Upgraded Radio Frequency Switch to Push Communications into the Future
Boosting innovation previously hampered by at 30+ year old RF switch design
By Tracy Staedter
What do smartphones, satellites, GPS and radar have in common? They all rely on radio waves to send and receive information. Radio frequency devices with miniaturized computer chips and other microelectronics inside have greatly improved their performance and cost.
But a meaningful upgrade to the component responsible for guiding and shaping the radio signal, called a radio frequency switch, has lagged for decades. Until now.
Dr. Robert Howell, a Northrop Grumman fellow and sector architect has invented a reliable, high-performance radio frequency switch.

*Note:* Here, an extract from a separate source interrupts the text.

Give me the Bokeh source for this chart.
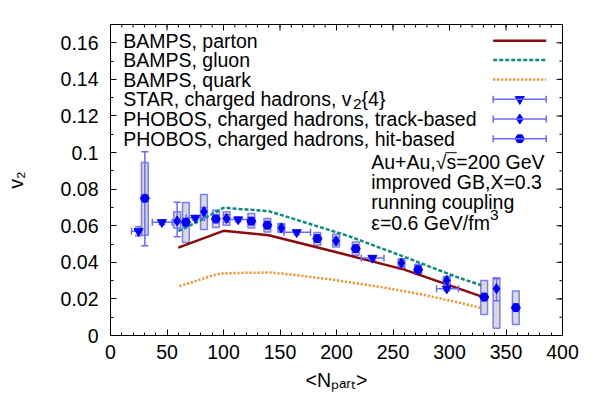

Unlike conventional radio frequency switches, it can handle a wide range of frequencies with minimal signal degradation, distortion or power dissipation.

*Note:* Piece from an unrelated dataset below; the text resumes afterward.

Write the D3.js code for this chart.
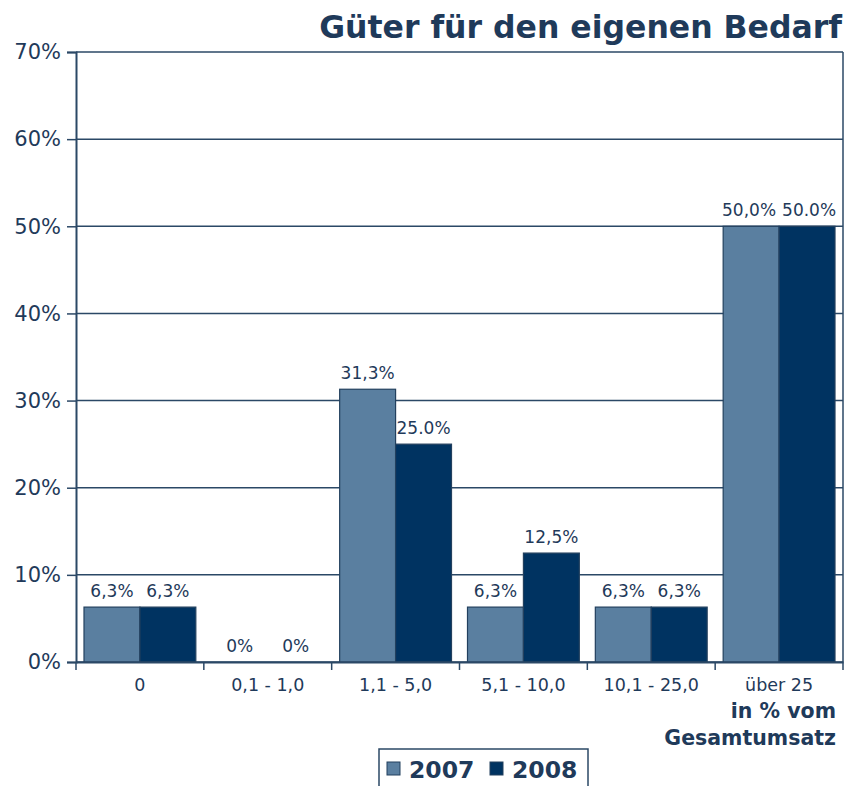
<!DOCTYPE html>
<html>
<head>
<meta charset="utf-8">
<script src="https://cdn.jsdelivr.net/npm/d3@7"></script>
<style>
  body { margin:0; background:#fff; }
  text { font-family:"DejaVu Sans", Verdana, sans-serif; fill:#1f3a5a; }
</style>
</head>
<body>
<script>
// chart data
var categories = ["0", "0,1 - 1,0", "1,1 - 5,0", "5,1 - 10,0", "10,1 - 25,0", "über 25"];
var years = ["2007", "2008"];
var values2007 = [6.3, 0, 31.3, 6.3, 6.3, 50.0];
var values2008 = [6.3, 0, 25.0, 12.5, 6.3, 50.0];
var labels2007 = ["6,3%", "0%", "31,3%", "6,3%", "6,3%", "50,0%"];
var labels2008 = ["6,3%", "0%", "25.0%", "12,5%", "6,3%", "50.0%"];
var yTicks = [0, 10, 20, 30, 40, 50, 60, 70];

var W = 845, H = 786;
var m = {left:76, right:843, top:52, bottom:662};
var colors = {"2007":"#5a7fa0", "2008":"#003361"};
var lineColor = "#2b4866";

var svg = d3.select("body").append("svg").attr("width", W).attr("height", H);

var x = d3.scaleBand().domain(categories).range([m.left, m.right]).paddingInner(0).paddingOuter(0);
var x1 = d3.scaleBand().domain(years).range([0, x.bandwidth()]).paddingOuter(0.143).paddingInner(0);
var y = d3.scaleLinear().domain([0, 70]).range([m.bottom, m.top]);

// gridlines
svg.append("g").selectAll("line").data(yTicks).enter().append("line")
   .attr("x1", m.left).attr("x2", m.right)
   .attr("y1", function(d){ return y(d); }).attr("y2", function(d){ return y(d); })
   .attr("stroke", lineColor).attr("stroke-width", 1.5);

// right border
svg.append("line").attr("x1", m.right).attr("x2", m.right).attr("y1", m.top).attr("y2", m.bottom)
   .attr("stroke", lineColor).attr("stroke-width", 1.5);

// bars
var rows = categories.map(function(c, i){
   return {cat:c, vals:[{year:"2007", v:values2007[i], lab:labels2007[i]},
                        {year:"2008", v:values2008[i], lab:labels2008[i]}]};
});
var groups = svg.append("g").selectAll("g").data(rows).enter().append("g")
   .attr("transform", function(d){ return "translate(" + x(d.cat) + ",0)"; });

groups.selectAll("rect").data(function(d){ return d.vals; }).enter().append("rect")
   .attr("x", function(d){ return x1(d.year); })
   .attr("width", x1.bandwidth())
   .attr("y", function(d){ return y(d.v); })
   .attr("height", function(d){ return y(0) - y(d.v); })
   .attr("fill", function(d){ return colors[d.year]; })
   .attr("stroke", "#23405e").attr("stroke-width", 1.2);

groups.selectAll("text.val").data(function(d){ return d.vals; }).enter().append("text")
   .attr("class", "val")
   .attr("x", function(d){ return x1(d.year) + x1.bandwidth()/2; })
   .attr("y", function(d){ return y(d.v) - 10; })
   .attr("text-anchor", "middle")
   .style("font-size", "17px")
   .text(function(d){ return d.lab; });

// push apart value labels of a group that touch each other
groups.each(function(){
   var t = d3.select(this).selectAll("text.val").nodes();
   var a = t[0].getBBox(), b = t[1].getBBox();
   if (Math.abs(a.y - b.y) < a.height) {
      var over = (a.x + a.width) - b.x + 6;
      if (over > 0) {
         d3.select(t[0]).attr("x", +t[0].getAttribute("x") - over/2);
         d3.select(t[1]).attr("x", +t[1].getAttribute("x") + over/2);
      }
   }
});

// y axis
var yAxis = svg.append("g").attr("transform", "translate(" + m.left + ",0)")
   .call(d3.axisLeft(y).tickValues(yTicks).tickSize(9).tickPadding(6)
           .tickFormat(function(d){ return d + "%"; }));
yAxis.select(".domain").attr("stroke", lineColor).attr("stroke-width", 2);
yAxis.selectAll(".tick line").attr("stroke", lineColor).attr("stroke-width", 1.5);
yAxis.selectAll(".tick text").style("font-size", "21px").style("font-family", "DejaVu Sans, sans-serif").attr("fill", "#1f3a5a");

// x axis
var xAxis = svg.append("g").attr("transform", "translate(0," + m.bottom + ")")
   .call(d3.axisBottom(x).tickSize(0).tickPadding(17));
xAxis.select(".domain").attr("stroke", lineColor).attr("stroke-width", 2);
xAxis.selectAll(".tick text").style("font-size", "17.5px").style("font-family", "DejaVu Sans, sans-serif").attr("fill", "#1f3a5a");
// category separator ticks
var seps = categories.map(function(c){ return x(c); }).concat([m.right]);
svg.append("g").selectAll("line").data(seps).enter().append("line")
   .attr("x1", function(d){ return d; }).attr("x2", function(d){ return d; })
   .attr("y1", m.bottom).attr("y2", m.bottom + 8)
   .attr("stroke", lineColor).attr("stroke-width", 1.5);

// title
svg.append("text").attr("x", 842).attr("y", 38).attr("text-anchor", "end")
   .style("font-size", "31.5px").style("font-weight", "bold")
   .text("Güter für den eigenen Bedarf");

// x axis caption
svg.append("text").attr("x", 836).attr("y", 718).attr("text-anchor", "end")
   .style("font-size", "20.5px").style("font-weight", "bold").text("in % vom");
svg.append("text").attr("x", 836).attr("y", 745).attr("text-anchor", "end")
   .style("font-size", "20.5px").style("font-weight", "bold").text("Gesamtumsatz");

// legend
var leg = svg.append("g");
leg.append("rect").attr("x", 379).attr("y", 749).attr("width", 209).attr("height", 45)
   .attr("fill", "#fff").attr("stroke", lineColor).attr("stroke-width", 1.5);
var legX = [387, 490];
years.forEach(function(yr, i){
   leg.append("rect").attr("x", legX[i]).attr("y", 762).attr("width", 13).attr("height", 13)
      .attr("fill", colors[yr]).attr("stroke", "#23405e").attr("stroke-width", 1);
   leg.append("text").attr("x", legX[i] + 22).attr("y", 778)
      .style("font-size", "23.5px").style("font-weight", "bold").text(yr);
});
</script>
</body>
</html>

Designed with an innovative 3D layered structure, the SLCFET (pronounced “Slick-fet”) — which stands for super lattice castellated field-effect transistor — will not only offer faster audio and video but also help usher in multifunction radio frequency platforms that transmit and receive signals for a host of technologies, from smartphone and internet communications to radar, directed energy and remote sensing.
“Wouldn't it be great to have one sensor that can do it all without compromising on performance?” asked Howell. “Instead of having many separate RF systems each requiring their own unique and expensive design implementations, we want hardware with enough operational flexibility that it can be repurposed into use for a multitude of different functions.”
Back story: Resistance vs. Capacitance
Radio frequency switches are essential components of any electronic device designed to send and receive radio signals. Analogous to a light switch that turns off and on the electrical current that controls the lighting, a radio frequency switch blocks or passes the electrical current that is the RF signal. Doing so helps encode information into an RF signal, or on the receiving end of the chain, to decode that information.
Sending and receiving radio waves requires reliable blocking and unblocking electrical currents. That's done by controlling electrical properties called resistance and capacitance, these two properties are linked and have a tug-of-war effect on each other.
Designing a transistor to have low resistance increases its capacitance, while reducing its capacitance will proportionally increase its resistance. Lowering resistance allows electrons to flow more easily, which improves the signal strength. But it also raises capacitance, which lets radio signals leak out and limits the frequency of the signal that the switch can usefully control. An RF gadget can have hundreds of switches, each one impacting signal strength in a negative way, creating what's known as insertion loss.
Boosting innovation previously hampered by 30+ year old RF switch design
As radio frequency innovations push devices toward more complexity while needing to handle higher and more diverse radio frequencies, as with 5G, their system functionality has become more dependent on the performance of their underlying RF switches.
Unfortunately, since transistor-based radio frequency switches were first demonstrated in the 1980s, their performance has not significantly improved to this day because they haven't been able to get around the fundamental, tug-of-war relationship between resistance and capacitance, said Howell. However, the SLCFET does.
It's a semiconductor device fashioned with a structure so small, it can't be seen with the human eye. Called a super lattice, the structure is made from several alternating layers of aluminum gallium nitride and gallium nitride, each just tens of atoms thick. It has features common to all transistors: a source, a gate and drain. Electrons start at the source and flow through channels toward the gate, which opens or closes. In a component with a densely packed charge, a gate's shape, which resembles the crenellated rim of a castle tower, effectively pinches off each channel when necessary and opens again to allow electrons to pass to the drain.
Winner declared: SLCFET
Howell's design also does away with the tug-of-war issue. In lab experiments, he found that using the super lattice structure to stack additional channels where more electrons could flow lowered resistance but had no effect to capacitance – it remained constant. In other words, a lot of charge passed through a small volume, without the usual consequences for the radio signal.
“For the SLCFET device, you see lower insertion loss over a wide frequency range,” says William Sweet, program manager at Northrop Grumman. “All of a sudden, you can put many systems under one hood and go between them seamlessly,” he said.
Howell says he and his team are still working to improve the SLCFET, even as they make the first market-ready version available. They want it to handle higher powers, utilize less expensive packaging and add a moisture-protecting coating. They're also working to add an amplifier, which will allow required circuit components to be located on a single semiconductor chip. Circuits using SLCFET RF switches are in limited production now for various system prototype demonstrations, with full production of the SLCFET expected to start in about two to three years.